NORTHAM: Saudi women regularly attend fashion weeks in New York, Paris and Milan. But the kingdom is still highly conservative, and there are restrictions on what types of fashions can be exhibited at the show - no cleavage, nothing above the knee and nothing too transparent. Still, Lebanese designer Naja Saade says Saudi women have extravagant tastes and love lots of special details on their clothes.
NAJA SAADE: Saudi women like the European style, and they like the handmade finishing and the special the dress. They don't like to be like someone else.
NORTHAM: Jacob Abrian, the CEO of the Arab Fashion Council which organized the event, says Saudi princesses are the biggest collectors of haute couture. Abrian says it's not surprising Riyadh would see its own fashion week.
JACOB ABRIAN: We decided to host a fashion week in Riyadh considering the fact and the importance of Saudi Arabia as hub for the Arab world and the most important market in the Arab region for the fashion industry for their high purchase power and for the population for - 70 percent of the citizens, they are under the age of 30 years old.

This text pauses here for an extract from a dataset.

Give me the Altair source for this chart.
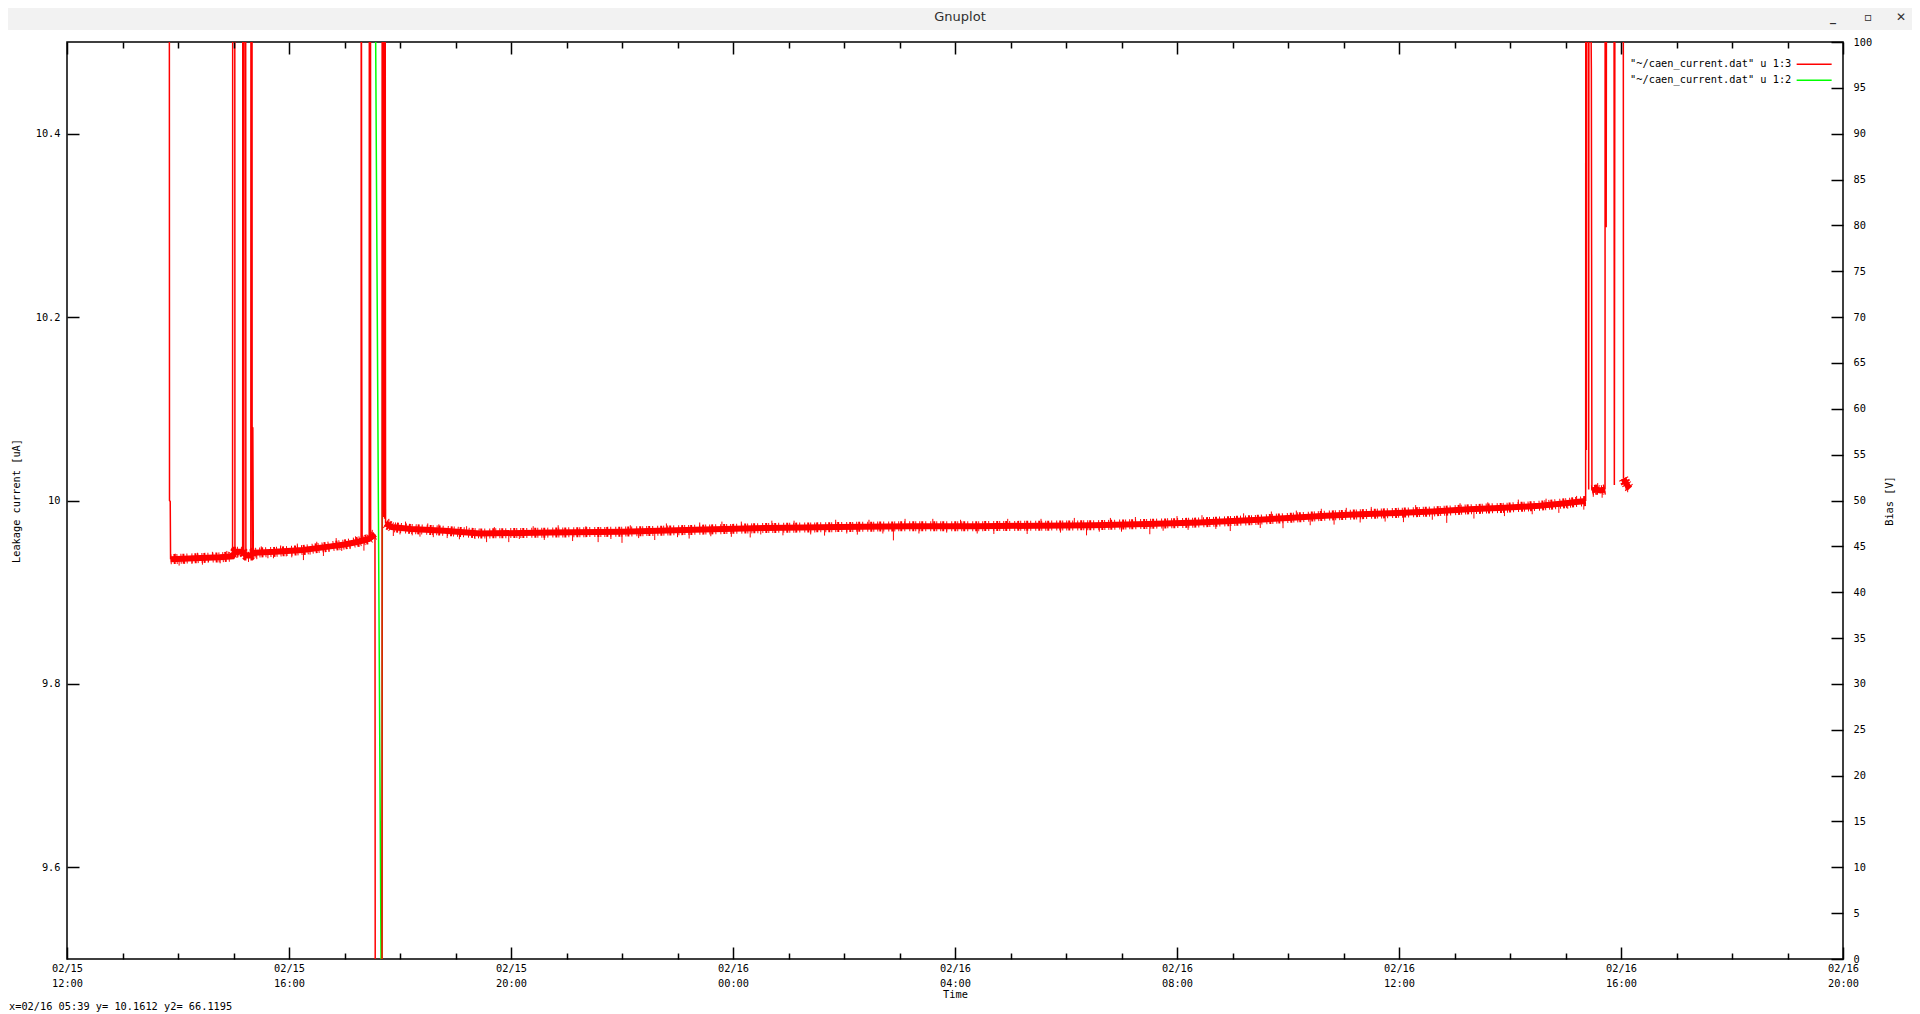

NORTHAM: The audience was female only, no men allowed. Most of the designers are from Europe or the Middle East. Several are from Saudi Arabia, including Arwa Al Banawi. She says her designs send a strong message about female empowerment at a time when Saudi Arabia is offering women more opportunities, such as driving and going to work.
ARWA AL BANAWI: These changes happening now and to have a fashion week now, it makes sense because the timing makes sense. So it definitely is inspiring to me because women are now - they want to become more independent. They're working. So for me as a designer, I want to make an easy solution for this independent woman who is juggling between her life, family, going to work.
NORTHAM: Even a couple of years ago, it would have been unthinkable for Saudi Arabia to host this kind of fashion event. But the government has made an effort to make the kingdom a more welcoming place for business and leisure. Organizers are planning another fashion event this fall, hoping to turn Riyadh into a regional hub for fashion. Jackie Northam, NPR News, Riyadh.